「自分は小さい頃から徹頭徹尾、ある価値観を叩き込まれて生きてきた。それは不幸なことかもしれないが、どうしようもない」

「だから、不幸は受け入れる」

 そうして受け入れると、では、自分はどうしたらいいかということが見えてくる、ということなのです。

 不安の原因について、カレン・ホルナイは、「基本的葛藤(basic conflict)」と述べています。すでに述べましたが、人間には成長と退行の欲求が両方あります。自立と依存が両方あって、それが心の中で葛藤しているのです。

書影『不安をしずめる心理学』(加藤諦三、PHP研究所)『不安をしずめる心理学』(加藤諦三、PHP研究所)

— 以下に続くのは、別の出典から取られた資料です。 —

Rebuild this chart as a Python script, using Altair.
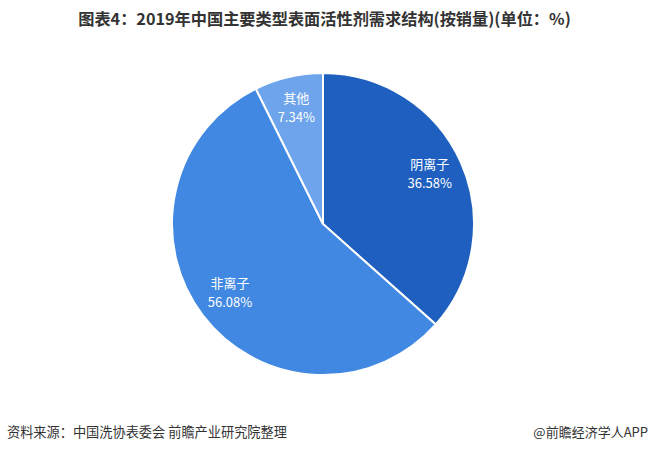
import altair as alt
import pandas as pd

categories = ["阴离子", "非离子", "其他"]
values = [36.58, 56.08, 7.34]
colors = ["#1F5FBF", "#4188E2", "#6DA4EC"]

title_text = "图表4：2019年中国主要类型表面活性剂需求结构(按销量)(单位：%)"
source_text = "资料来源：中国洗协表委会 前瞻产业研究院整理"
brand_text = "@前瞻经济学人APP"

df = pd.DataFrame({
    "cat": categories,
    "value": values,
    "idx": list(range(len(categories))),
    "label": [f"{c}\n{v:.2f}%" for c, v in zip(categories, values)],
})

CX, CY, R = 323, 224, 151

base = alt.Chart(df).encode(
    theta=alt.Theta("value:Q", stack=True),
    order=alt.Order("idx:Q"),
    x=alt.value(CX),
    y=alt.value(CY),
)

arcs = base.mark_arc(outerRadius=R, stroke="white", strokeWidth=2).encode(
    color=alt.Color("cat:N", scale=alt.Scale(domain=categories, range=colors), legend=None)
)

labels = base.mark_text(
    radius=117, dy=-11, color="white", fontSize=13, font="Noto Sans CJK SC",
    lineBreak="\n", lineHeight=19, align="center", baseline="middle"
).encode(text="label:N")

title = alt.Chart(pd.DataFrame({"t": [title_text]})).mark_text(
    fontSize=16.2, fontWeight="bold", font="Noto Sans CJK SC", color="#333333",
    align="center", baseline="middle"
).encode(x=alt.value(324.5), y=alt.value(20), text="t:N")

source = alt.Chart(pd.DataFrame({"t": [source_text]})).mark_text(
    fontSize=13.2, font="Noto Sans CJK SC", color="#333333",
    align="left", baseline="middle"
).encode(x=alt.value(7), y=alt.value(433), text="t:N")

brand = alt.Chart(pd.DataFrame({"t": [brand_text]})).mark_text(
    fontSize=13, font="Noto Sans CJK SC", color="#333333",
    align="right", baseline="middle"
).encode(x=alt.value(648), y=alt.value(433), text="t:N")

chart = alt.layer(arcs, labels, title, source, brand).properties(
    width=649, height=454, padding=0,
    autosize=alt.AutoSizeParams(type="none"),
    background="white",
).configure_view(stroke=None)

chart.save("out.html", embed_options={"renderer": "svg", "actions": False})
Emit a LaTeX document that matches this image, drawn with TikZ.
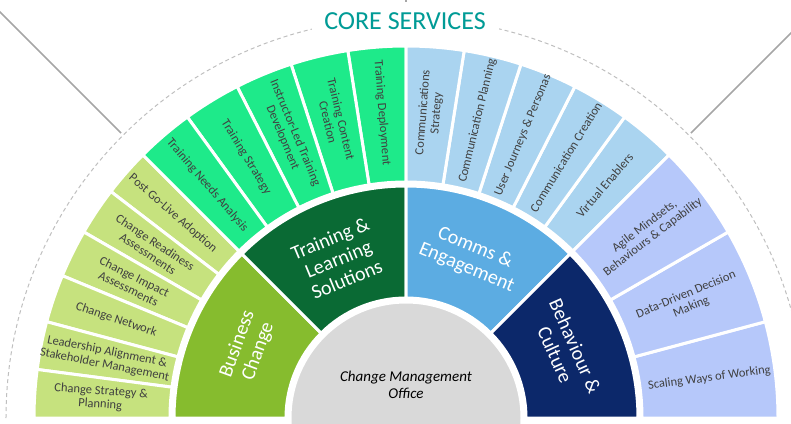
\documentclass[tikz,border=0pt]{standalone}
\usepackage{fontspec}
\setmainfont{Carlito}
\definecolor{bizin}{RGB}{134,188,46}
\definecolor{bizout}{RGB}{198,226,126}
\definecolor{trnin}{RGB}{10,106,52}
\definecolor{trnout}{RGB}{30,234,138}
\definecolor{comin}{RGB}{92,172,226}
\definecolor{comout}{RGB}{170,212,240}
\definecolor{behin}{RGB}{12,40,106}
\definecolor{behout}{RGB}{182,200,250}
\definecolor{cmo}{RGB}{217,217,217}
\definecolor{teal}{RGB}{0,155,150}
\begin{document}
\begin{tikzpicture}[x=1pt,y=1pt,
  gap/.style={draw=white,line width=3pt},
  outertxt/.style={text=black!75,font=\fontsize{12.5}{13.5}\selectfont,align=center,inner sep=1pt},
  innertxt/.style={text=white,font=\fontsize{20}{22}\selectfont,align=center,inner sep=1pt}]
\pgfmathsetmacro{\ra}{116}
\pgfmathsetmacro{\rb}{120}
\pgfmathsetmacro{\rc}{232}
\pgfmathsetmacro{\rd}{236}
\pgfmathsetmacro{\re}{372}
\pgfmathsetmacro{\rt}{173}
\pgfmathsetmacro{\rs}{306}
\useasboundingbox (-406,-5) rectangle (385,418);
\clip (-406,-5) rectangle (385,418);
% outer lines
\draw[gray!50,line width=1pt,dash pattern=on 4pt off 3pt] (180:400) arc (180:0:400);
\draw[gray!70,line width=1.5pt] (135:403) -- (135:620);
\draw[gray!70,line width=1.5pt] (45:403) -- (45:620);
\draw[gray!70,line width=1.5pt] (90:403) -- (90:440);
\node[fill=white,text=teal,minimum width=187,minimum height=38,inner sep=0pt,
  font=\fontsize{26}{26}\selectfont] (title) at (-1,397) {CORE SERVICES};
%
\path[fill=cmo,gap] (0,0) circle (\ra);
\node[font=\fontsize{15}{17}\selectfont\itshape,align=center] (cmo) at (0,33) {Change Management\\Office};
%
\path[fill=bizin,gap] (180:\rb) arc (180:135:\rb) -- (135:\rc) arc (135:180:\rc) -- cycle;
\path[fill=trnin,gap] (135:\rb) arc (135:90:\rb) -- (90:\rc) arc (90:135:\rc) -- cycle;
\path[fill=comin,gap] (90:\rb) arc (90:45:\rb) -- (45:\rc) arc (45:90:\rc) -- cycle;
\path[fill=behin,gap] (45:\rb) arc (45:0:\rb) -- (0:\rc) arc (0:45:\rc) -- cycle;
\node[innertxt,rotate=70] (biz) at (156:\rt) {Business\\Change};
\node[innertxt,rotate=22.5] (trn) at (113:\rt) {Training \&\\Learning\\Solutions};
\node[innertxt,rotate=-22.5] (com) at (68:\rt) {Comms \&\\Engagement};
\node[innertxt,rotate=-66] (beh) at (23:\rt) {Behaviour \&\\Culture};
%
\path[fill=bizout,gap] (135:\rd) arc (135:142.5:\rd) -- (142.5:\re) arc (142.5:135:\re) -- cycle;
\path[fill=bizout,gap] (142.5:\rd) arc (142.5:150:\rd) -- (150:\re) arc (150:142.5:\re) -- cycle;
\path[fill=bizout,gap] (150:\rd) arc (150:157.5:\rd) -- (157.5:\re) arc (157.5:150:\re) -- cycle;
\path[fill=bizout,gap] (157.5:\rd) arc (157.5:165:\rd) -- (165:\re) arc (165:157.5:\re) -- cycle;
\path[fill=bizout,gap] (165:\rd) arc (165:172.5:\rd) -- (172.5:\re) arc (172.5:165:\re) -- cycle;
\path[fill=bizout,gap] (172.5:\rd) arc (172.5:180:\rd) -- (180:\re) arc (180:172.5:\re) -- cycle;
\node[outertxt,rotate=-41.25] (biza) at (138.75:310) {Post Go-Live Adoption};
\node[outertxt,rotate=-33.75] (bizb) at (146.25:\rs) {Change Readiness\\Assessments};
\node[outertxt,rotate=-26.25] (bizc) at (153.75:\rs) {Change Impact\\Assessments};
\node[outertxt,rotate=-18.75] (bizd) at (161.25:\rs) {Change Network};
\node[outertxt,rotate=-11.25] (bize) at (168.75:\rs) {Leadership Alignment \&\\Stakeholder Management};
\node[outertxt,rotate=-3.75] (bizf) at (176.25:\rs) {Change Strategy \&\\Planning};
%
\path[fill=trnout,gap] (90:\rd) arc (90:99:\rd) -- (99:\re) arc (99:90:\re) -- cycle;
\path[fill=trnout,gap] (99:\rd) arc (99:108:\rd) -- (108:\re) arc (108:99:\re) -- cycle;
\path[fill=trnout,gap] (108:\rd) arc (108:117:\rd) -- (117:\re) arc (117:108:\re) -- cycle;
\path[fill=trnout,gap] (117:\rd) arc (117:126:\rd) -- (126:\re) arc (126:117:\re) -- cycle;
\path[fill=trnout,gap] (126:\rd) arc (126:135:\rd) -- (135:\re) arc (135:126:\re) -- cycle;
\node[outertxt,rotate=-49.5] (trna) at (130.5:\rs) {Training Needs Analysis};
\node[outertxt,rotate=-58.5] (trnb) at (121.5:\rs) {Training Strategy};
\node[outertxt,rotate=-67.5] (trnc) at (112.5:\rs) {Instructor-Led Training\\Development};
\node[outertxt,rotate=-76.5] (trnd) at (103.5:\rs) {Training Content\\Creation};
\node[outertxt,rotate=-85.5] (trne) at (94.5:\rs) {Training Deployment};
%
\path[fill=comout,gap] (45:\rd) arc (45:54:\rd) -- (54:\re) arc (54:45:\re) -- cycle;
\path[fill=comout,gap] (54:\rd) arc (54:63:\rd) -- (63:\re) arc (63:54:\re) -- cycle;
\path[fill=comout,gap] (63:\rd) arc (63:72:\rd) -- (72:\re) arc (72:63:\re) -- cycle;
\path[fill=comout,gap] (72:\rd) arc (72:81:\rd) -- (81:\re) arc (81:72:\re) -- cycle;
\path[fill=comout,gap] (81:\rd) arc (81:90:\rd) -- (90:\re) arc (90:81:\re) -- cycle;
\node[outertxt,rotate=85.5] (coma) at (85.5:\rs) {Communications\\Strategy};
\node[outertxt,rotate=76.5] (comb) at (76.5:\rs) {Communication Planning};
\node[outertxt,rotate=67.5] (comc) at (67.5:\rs) {User Journeys \& Personas};
\node[outertxt,rotate=58.5] (comd) at (58.5:\rs) {Communication Creation};
\node[outertxt,rotate=49.5] (come) at (49.5:\rs) {Virtual Enablers};
%
\path[fill=behout,gap] (0:\rd) arc (0:15:\rd) -- (15:\re) arc (15:0:\re) -- cycle;
\path[fill=behout,gap] (15:\rd) arc (15:30:\rd) -- (30:\re) arc (30:15:\re) -- cycle;
\path[fill=behout,gap] (30:\rd) arc (30:45:\rd) -- (45:\re) arc (45:30:\re) -- cycle;
\node[outertxt,rotate=37.5] (beha) at (37.5:\rs) {Agile Mindsets,\\Behaviours \& Capability};
\node[outertxt,rotate=22.5] (behb) at (22.5:\rs) {Data-Driven Decision\\Making};
\node[outertxt,rotate=7.5] (behc) at (7.5:\rs) {Scaling Ways of Working};
\end{tikzpicture}
\end{document}
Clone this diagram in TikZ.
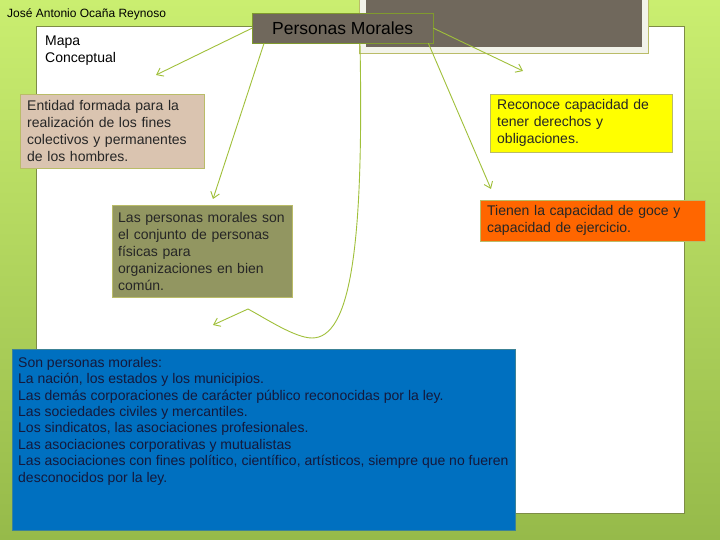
\documentclass[tikz,border=0pt]{standalone}
\usepackage{fontspec}
\setmainfont{Liberation Sans}
\usepackage{tikz}
\usetikzlibrary{arrows.meta,positioning}
\usepackage{xcolor}

\definecolor{bgtop}{RGB}{202,238,112}
\definecolor{bgbottom}{RGB}{150,186,74}
\definecolor{paneledge}{RGB}{125,140,70}
\definecolor{linkgreen}{RGB}{160,192,58}
\definecolor{boxedge}{RGB}{186,188,104}
\definecolor{taupe}{RGB}{112,104,92}
\definecolor{frameoff}{RGB}{242,243,234}
\definecolor{tan}{RGB}{218,196,176}
\definecolor{olivebox}{RGB}{146,150,97}
\definecolor{yellowbox}{RGB}{255,255,0}
\definecolor{orangebox}{RGB}{255,102,0}
\definecolor{bluebox}{RGB}{0,112,192}
\definecolor{blueedge}{RGB}{60,130,150}
\definecolor{navytext}{RGB}{20,25,60}

\begin{document}
\begin{tikzpicture}[
    x=1pt, y=-1pt,
    concept/.style={draw=boxedge, anchor=north west, align=left, inner xsep=7pt, inner ysep=0pt,
      font=\fontsize{14}{17}\selectfont, text=black!85},
    link/.style={->, draw=linkgreen, line width=0.9pt},
    >={Straight Barb[length=6pt,width=9pt]}
  ]
  \useasboundingbox (0,0) rectangle (720,540);
  \shade[top color=bgtop, bottom color=bgbottom] (0,0) rectangle (720,540);
  \draw[paneledge, line width=0.8pt, fill=white] (36,26) rectangle (684,513);
  \filldraw[fill=frameoff, draw=boxedge] (359,-1) rectangle (648,53);
  \fill[taupe] (366,0) rectangle (642,47);

  \node[anchor=west, inner sep=0pt, font=\fontsize{12}{14}\selectfont] (autor) at (7,14) {José Antonio Ocaña Reynoso};
  \node[anchor=north west, align=left, inner sep=0pt, font=\fontsize{14}{17}\selectfont] (mapa) at (45,36) {Mapa\\Conceptual};

  \node[draw=linkgreen!80!black, fill=taupe, anchor=north west, minimum width=181pt, minimum height=30pt,
    inner sep=0pt, font=\fontsize{17.5}{20}\selectfont] (pm) at (252,13) {Personas Morales};

  \node[concept, fill=tan, text width=170pt, minimum height=74pt] (entidad) at (20,94) {
    Entidad formada para la\\
    realización de los fines\\
    colectivos y permanentes\\
    de los hombres.};
  \node[concept, fill=olivebox, inner xsep=6pt, text width=168pt, minimum height=92pt] (conjunto) at (112,205) {
    Las personas morales son\\
    el conjunto de personas\\
    físicas para\\
    organizaciones en bien\\
    común.};
  \node[concept, fill=yellowbox, text width=168pt, minimum height=58pt] (reconoce) at (490,94) {
    Reconoce capacidad de\\
    tener derechos y\\
    obligaciones.};
  \node[concept, fill=orangebox, text width=211pt, minimum height=41pt] (tienen) at (480,200) {
    Tienen la capacidad de goce y\\
    capacidad de ejercicio.};
  \node[draw=blueedge, fill=bluebox, anchor=north west, inner xsep=6pt, inner ysep=8pt, text=navytext] (lista) at (12,349) {%
    \begin{minipage}[t][165pt][t]{491pt}\fontsize{14}{16.4}\selectfont\raggedright
      Son personas morales:\\
      La nación, los estados y los municipios.\\
      Las demás corporaciones de carácter público reconocidas por la ley.\\
      Las sociedades civiles y mercantiles.\\
      Los sindicatos, las asociaciones profesionales.\\
      Las asociaciones corporativas y mutualistas\\
      Las asociaciones con fines político, científico, artísticos, siempre que no fueren\\
      desconocidos por la ley.
    \end{minipage}};

  % free ends of the links
  \coordinate (toEntidad) at (156,75);
  \coordinate (toConjunto) at (213,199);
  \coordinate (toReconoce) at (523,71);
  \coordinate (toTienen) at (491,189);
  \coordinate (codo) at (248,309);
  \coordinate (toLista) at (213,325);

  \draw[link] (pm.west) -- (toEntidad);
  \draw[link] ([xshift=12pt]pm.south west) -- (toConjunto);
  \draw[link] (pm.east) -- (toReconoce);
  \draw[link] ([xshift=-5pt]pm.south east) -- (toTienen);
  \draw[link] ([xshift=108pt]pm.south west) .. controls (364,250) and (350,338) .. (312,338)
    .. controls (295,338) and (265,318) .. (codo) -- (toLista);
\end{tikzpicture}
\end{document}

 言い換えれば、人間には神の部分と悪魔の部分と両方あって、それが葛藤しているということです。もし神の部分だけだったら、あるいは悪魔の部分だけだったら、人間は苦労することもなかったはずです。ところが、人間は自分の中に神の部分と悪魔の部分の両方を持ってしまった。

 繰り返しますが、基本的に我々は葛藤を持っている。成長の欲求と退行の欲求、自立の欲求と依存の欲求というように、正反対の欲求を自分の中に持っているのです。

 この問題を容易に解決できるなら、そもそも不安な人はいません。先ほども述べたような意識と無意識の乖離はなく、人格は統合されているはずです。

 ところが、これが統合されていないのが「基本的葛藤」です。さらにフロムは「unsolvable conflict」とまで言っています。「解決できないほどの葛藤」があると言うのです。本人も意識していない隠された敵意です。

 これを解決しない限り、人とは心でつながらない、心で触れ合って結びつくことができないのです。